WHAT THE TASK ASKS: Leave the pictures out, and retype all of the material exactly as written.

═════ RECORDS SHOWN

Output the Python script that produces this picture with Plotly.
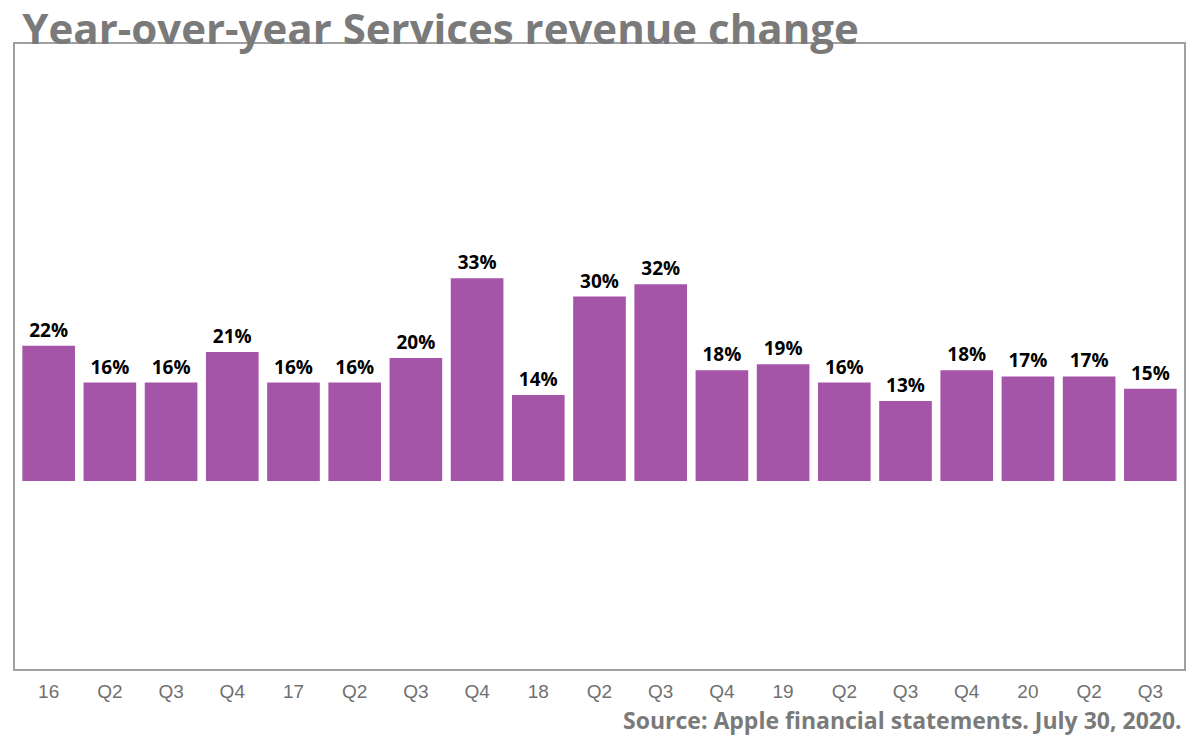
import plotly.graph_objects as go

quarters = ["16", "Q2", "Q3", "Q4", "17", "Q2", "Q3", "Q4", "18", "Q2",
            "Q3", "Q4", "19", "Q2", "Q3", "Q4", "20", "Q2", "Q3"]
growth = [22, 16, 16, 21, 16, 16, 20, 33, 14, 30,
          32, 18, 19, 16, 13, 18, 17, 17, 15]

x_pos = list(range(len(quarters)))

# page has an 8px body margin, so the figure is a bit smaller than the window
fig = go.Figure(go.Bar(
    x=x_pos,
    y=growth,
    text=[f"{v}%" for v in growth],
    textposition="outside",
    textfont=dict(family="Open Sans", size=19, color="black", weight="bold"),
    marker=dict(color="#A455A7", line=dict(width=0)),
    width=0.86,
    cliponaxis=False,
    hoverinfo="skip",
))

fig.update_layout(
    width=1192, height=741,
    margin=dict(l=7, r=16, t=36, b=80),
    paper_bgcolor="white",
    plot_bgcolor="white",
    showlegend=False,
    title=dict(
        text="Year-over-year Services revenue change",
        x=0.012, xanchor="left", y=0.971, yanchor="middle",
        font=dict(family="Open Sans", size=42, color="#7a7a7a", weight="bold"),
    ),
    xaxis=dict(
        tickmode="array", tickvals=x_pos, ticktext=quarters,
        range=[-0.55, len(quarters) - 0.45],
        showline=True, mirror=True, linecolor="#a0a0a0", linewidth=1.5,
        showgrid=False, zeroline=False, ticks="",
        ticklabelstandoff=4,
        tickfont=dict(family="Liberation Sans", size=19, color="#707070"),
    ),
    yaxis=dict(
        range=[-30.6, 71.1],
        showline=True, mirror=True, linecolor="#a0a0a0", linewidth=1.5,
        showgrid=False, zeroline=False, showticklabels=False, ticks="",
    ),
    annotations=[dict(
        text="Source: Apple financial statements. July 30, 2020.",
        xref="paper", yref="paper", x=1.0, y=-0.052,
        xanchor="right", yanchor="top", showarrow=False,
        font=dict(family="Open Sans", size=23, color="#7a7a7a", weight="bold"),
    )],
)

fig.write_html("out.html")
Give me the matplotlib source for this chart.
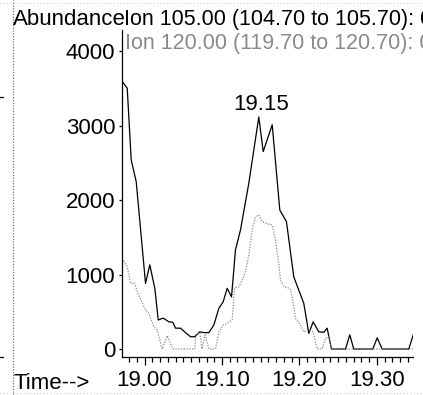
import matplotlib.pyplot as plt
import numpy as np
from matplotlib.ticker import MultipleLocator

# Ion 105 trace (solid)
t105 = [18.9712, 18.9777, 18.9828, 18.9893, 19.0013, 19.0068, 19.0133, 19.0177,
        19.0241, 19.0314, 19.0365, 19.0400, 19.0465, 19.0529, 19.0594, 19.0649,
        19.0710, 19.0774, 19.0830, 19.0894, 19.0959, 19.1015, 19.1067, 19.1123,
        19.1174, 19.1239, 19.1346, 19.1475, 19.1532, 19.1648, 19.1746, 19.1832,
        19.1926, 19.1991, 19.2055, 19.2099, 19.2120, 19.2177, 19.2249, 19.2314,
        19.2357, 19.2413, 19.2594, 19.2649, 19.2701, 19.2946, 19.3003, 19.3067,
        19.3410, 19.3475]
a105 = [3590, 3500, 2540, 2245, 880, 1130, 815, 390,
        415, 365, 360, 280, 280, 220, 165, 165,
        230, 220, 220, 320, 545, 635, 815, 700,
        1330, 1600, 2225, 3115, 2650, 3010, 1865, 1710,
        970, 790, 615, 345, 210, 365, 230, 225,
        280, 0, 0, 190, 0, 0, 150, 0,
        0, 210]

# Ion 120 trace (dotted, gray)
t120 = [18.9712, 18.9777, 18.9819, 18.9871, 18.9923, 19.0013, 19.0055, 19.0120,
        19.0164, 19.0228, 19.0293, 19.0365, 19.0649, 19.0662, 19.0716, 19.0742,
        19.0781, 19.0832, 19.0916, 19.0959, 19.1013, 19.1067, 19.1132, 19.1161,
        19.1217, 19.1261, 19.1303, 19.1346, 19.1390, 19.1432, 19.1475, 19.1519,
        19.1583, 19.1648, 19.1690, 19.1733, 19.1755, 19.1797, 19.1875, 19.1906,
        19.1948, 19.2013, 19.2055, 19.2120, 19.2177, 19.2228, 19.2293, 19.2335,
        19.2378, 19.2413, 19.3465]
a120 = [1215, 1105, 880, 885, 725, 525, 480, 300,
        255, 0, 180, 0, 0, 200, 215, 0,
        190, 0, 0, 230, 320, 345, 390, 820,
        835, 925, 1040, 1260, 1600, 1775, 1800, 1710,
        1680, 1665, 1465, 1150, 925, 835, 815, 700,
        410, 320, 230, 255, 230, 0, 0, 145,
        165, 0, 0]

peak_label = "19.15"
peak_time = 19.1475

W, H = 423, 395
fig = plt.figure(figsize=(W / 100, H / 100), dpi=100)
plt.rcParams['font.family'] = ['Liberation Sans', 'DejaVu Sans']
fs = 16

# axes box in pixel units
left, right, top, bottom = 121.5, 413, 30, 357
ax = fig.add_axes([left / W, 1 - bottom / H, (right - left) / W, (bottom - top) / H])

ax.plot(t105, a105, color='black', lw=0.9)
ax.plot(t120, a120, color='#8a8a8a', lw=0.9, ls=(0, (1, 1.2)))

ax.set_xlim(18.9703, 19.3465)
ax.set_ylim(-107, 4282)

for s in ['top', 'right']:
    ax.spines[s].set_visible(False)
for s in ['left', 'bottom']:
    ax.spines[s].set_linewidth(0.9)

ax.set_yticks([0, 1000, 2000, 3000, 4000])
ax.set_xticks([19.0, 19.1, 19.2, 19.3])
ax.set_xticklabels(['19.00', '19.10', '19.20', '19.30'])
ax.xaxis.set_minor_locator(MultipleLocator(0.01))
ax.tick_params(axis='y', direction='out', length=2.5, width=0.9, pad=2, labelsize=fs)
ax.tick_params(axis='x', which='major', direction='out', length=6, width=0.9, pad=3, labelsize=fs)
ax.tick_params(axis='x', which='minor', direction='out', length=3.5, width=0.9)

ax.text(peak_time + 0.0035, 3210, peak_label, ha='center', va='baseline', fontsize=fs)

# header texts
fig.text(13 / W, 1 - 25 / H, 'Abundance', fontsize=fs, va='baseline')
fig.text(123.5 / W, 1 - 25 / H, 'Ion 105.00 (104.70 to 105.70): 0501003.D',
         fontsize=15.5, va='baseline')
fig.text(125 / W, 1 - 48.5 / H, 'Ion 120.00 (119.70 to 120.70): 0501003.D',
         fontsize=15.5, va='baseline', color='#8a8a8a')
fig.text(13 / W, 1 - 389 / H, 'Time-->', fontsize=fs, va='baseline')

# page border fragments from the scan
fig.add_artist(plt.Line2D([12.5 / W, 12.5 / W], [0, 1], color='#555555', lw=0.8,
                          ls=(0, (1, 1.5)), transform=fig.transFigure))
fig.add_artist(plt.Line2D([0, 1], [1 - 3 / H, 1 - 3 / H], color='#aaaaaa', lw=0.6,
                          ls=(0, (1, 3)), transform=fig.transFigure))
fig.add_artist(plt.Line2D([0, 1], [1 - 393 / H, 1 - 393 / H], color='#aaaaaa', lw=0.6,
                          ls=(0, (1, 3)), transform=fig.transFigure))
for yy in [97, 357]:
    fig.add_artist(plt.Line2D([0, 3 / W], [1 - yy / H, 1 - yy / H], color='black',
                              lw=0.9, transform=fig.transFigure))

fig.savefig('out.png', dpi=100)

══════════

REPLY TO THE TASK:
Output the Python script that produces this picture with Plotly.
import plotly.graph_objects as go

quarters = ["16", "Q2", "Q3", "Q4", "17", "Q2", "Q3", "Q4", "18", "Q2",
            "Q3", "Q4", "19", "Q2", "Q3", "Q4", "20", "Q2", "Q3"]
growth = [22, 16, 16, 21, 16, 16, 20, 33, 14, 30,
          32, 18, 19, 16, 13, 18, 17, 17, 15]

x_pos = list(range(len(quarters)))

# page has an 8px body margin, so the figure is a bit smaller than the window
fig = go.Figure(go.Bar(
    x=x_pos,
    y=growth,
    text=[f"{v}%" for v in growth],
    textposition="outside",
    textfont=dict(family="Open Sans", size=19, color="black", weight="bold"),
    marker=dict(color="#A455A7", line=dict(width=0)),
    width=0.86,
    cliponaxis=False,
    hoverinfo="skip",
))

fig.update_layout(
    width=1192, height=741,
    margin=dict(l=7, r=16, t=36, b=80),
    paper_bgcolor="white",
    plot_bgcolor="white",
    showlegend=False,
    title=dict(
        text="Year-over-year Services revenue change",
        x=0.012, xanchor="left", y=0.971, yanchor="middle",
        font=dict(family="Open Sans", size=42, color="#7a7a7a", weight="bold"),
    ),
    xaxis=dict(
        tickmode="array", tickvals=x_pos, ticktext=quarters,
        range=[-0.55, len(quarters) - 0.45],
        showline=True, mirror=True, linecolor="#a0a0a0", linewidth=1.5,
        showgrid=False, zeroline=False, ticks="",
        ticklabelstandoff=4,
        tickfont=dict(family="Liberation Sans", size=19, color="#707070"),
    ),
    yaxis=dict(
        range=[-30.6, 71.1],
        showline=True, mirror=True, linecolor="#a0a0a0", linewidth=1.5,
        showgrid=False, zeroline=False, showticklabels=False, ticks="",
    ),
    annotations=[dict(
        text="Source: Apple financial statements. July 30, 2020.",
        xref="paper", yref="paper", x=1.0, y=-0.052,
        xanchor="right", yanchor="top", showarrow=False,
        font=dict(family="Open Sans", size=23, color="#7a7a7a", weight="bold"),
    )],
)

fig.write_html("out.html")
Give me the matplotlib source for this chart.
import matplotlib.pyplot as plt
import numpy as np
from matplotlib.ticker import MultipleLocator

# Ion 105 trace (solid)
t105 = [18.9712, 18.9777, 18.9828, 18.9893, 19.0013, 19.0068, 19.0133, 19.0177,
        19.0241, 19.0314, 19.0365, 19.0400, 19.0465, 19.0529, 19.0594, 19.0649,
        19.0710, 19.0774, 19.0830, 19.0894, 19.0959, 19.1015, 19.1067, 19.1123,
        19.1174, 19.1239, 19.1346, 19.1475, 19.1532, 19.1648, 19.1746, 19.1832,
        19.1926, 19.1991, 19.2055, 19.2099, 19.2120, 19.2177, 19.2249, 19.2314,
        19.2357, 19.2413, 19.2594, 19.2649, 19.2701, 19.2946, 19.3003, 19.3067,
        19.3410, 19.3475]
a105 = [3590, 3500, 2540, 2245, 880, 1130, 815, 390,
        415, 365, 360, 280, 280, 220, 165, 165,
        230, 220, 220, 320, 545, 635, 815, 700,
        1330, 1600, 2225, 3115, 2650, 3010, 1865, 1710,
        970, 790, 615, 345, 210, 365, 230, 225,
        280, 0, 0, 190, 0, 0, 150, 0,
        0, 210]

# Ion 120 trace (dotted, gray)
t120 = [18.9712, 18.9777, 18.9819, 18.9871, 18.9923, 19.0013, 19.0055, 19.0120,
        19.0164, 19.0228, 19.0293, 19.0365, 19.0649, 19.0662, 19.0716, 19.0742,
        19.0781, 19.0832, 19.0916, 19.0959, 19.1013, 19.1067, 19.1132, 19.1161,
        19.1217, 19.1261, 19.1303, 19.1346, 19.1390, 19.1432, 19.1475, 19.1519,
        19.1583, 19.1648, 19.1690, 19.1733, 19.1755, 19.1797, 19.1875, 19.1906,
        19.1948, 19.2013, 19.2055, 19.2120, 19.2177, 19.2228, 19.2293, 19.2335,
        19.2378, 19.2413, 19.3465]
a120 = [1215, 1105, 880, 885, 725, 525, 480, 300,
        255, 0, 180, 0, 0, 200, 215, 0,
        190, 0, 0, 230, 320, 345, 390, 820,
        835, 925, 1040, 1260, 1600, 1775, 1800, 1710,
        1680, 1665, 1465, 1150, 925, 835, 815, 700,
        410, 320, 230, 255, 230, 0, 0, 145,
        165, 0, 0]

peak_label = "19.15"
peak_time = 19.1475

W, H = 423, 395
fig = plt.figure(figsize=(W / 100, H / 100), dpi=100)
plt.rcParams['font.family'] = ['Liberation Sans', 'DejaVu Sans']
fs = 16

# axes box in pixel units
left, right, top, bottom = 121.5, 413, 30, 357
ax = fig.add_axes([left / W, 1 - bottom / H, (right - left) / W, (bottom - top) / H])

ax.plot(t105, a105, color='black', lw=0.9)
ax.plot(t120, a120, color='#8a8a8a', lw=0.9, ls=(0, (1, 1.2)))

ax.set_xlim(18.9703, 19.3465)
ax.set_ylim(-107, 4282)

for s in ['top', 'right']:
    ax.spines[s].set_visible(False)
for s in ['left', 'bottom']:
    ax.spines[s].set_linewidth(0.9)

ax.set_yticks([0, 1000, 2000, 3000, 4000])
ax.set_xticks([19.0, 19.1, 19.2, 19.3])
ax.set_xticklabels(['19.00', '19.10', '19.20', '19.30'])
ax.xaxis.set_minor_locator(MultipleLocator(0.01))
ax.tick_params(axis='y', direction='out', length=2.5, width=0.9, pad=2, labelsize=fs)
ax.tick_params(axis='x', which='major', direction='out', length=6, width=0.9, pad=3, labelsize=fs)
ax.tick_params(axis='x', which='minor', direction='out', length=3.5, width=0.9)

ax.text(peak_time + 0.0035, 3210, peak_label, ha='center', va='baseline', fontsize=fs)

# header texts
fig.text(13 / W, 1 - 25 / H, 'Abundance', fontsize=fs, va='baseline')
fig.text(123.5 / W, 1 - 25 / H, 'Ion 105.00 (104.70 to 105.70): 0501003.D',
         fontsize=15.5, va='baseline')
fig.text(125 / W, 1 - 48.5 / H, 'Ion 120.00 (119.70 to 120.70): 0501003.D',
         fontsize=15.5, va='baseline', color='#8a8a8a')
fig.text(13 / W, 1 - 389 / H, 'Time-->', fontsize=fs, va='baseline')

# page border fragments from the scan
fig.add_artist(plt.Line2D([12.5 / W, 12.5 / W], [0, 1], color='#555555', lw=0.8,
                          ls=(0, (1, 1.5)), transform=fig.transFigure))
fig.add_artist(plt.Line2D([0, 1], [1 - 3 / H, 1 - 3 / H], color='#aaaaaa', lw=0.6,
                          ls=(0, (1, 3)), transform=fig.transFigure))
fig.add_artist(plt.Line2D([0, 1], [1 - 393 / H, 1 - 393 / H], color='#aaaaaa', lw=0.6,
                          ls=(0, (1, 3)), transform=fig.transFigure))
for yy in [97, 357]:
    fig.add_artist(plt.Line2D([0, 3 / W], [1 - yy / H, 1 - yy / H], color='black',
                              lw=0.9, transform=fig.transFigure))

fig.savefig('out.png', dpi=100)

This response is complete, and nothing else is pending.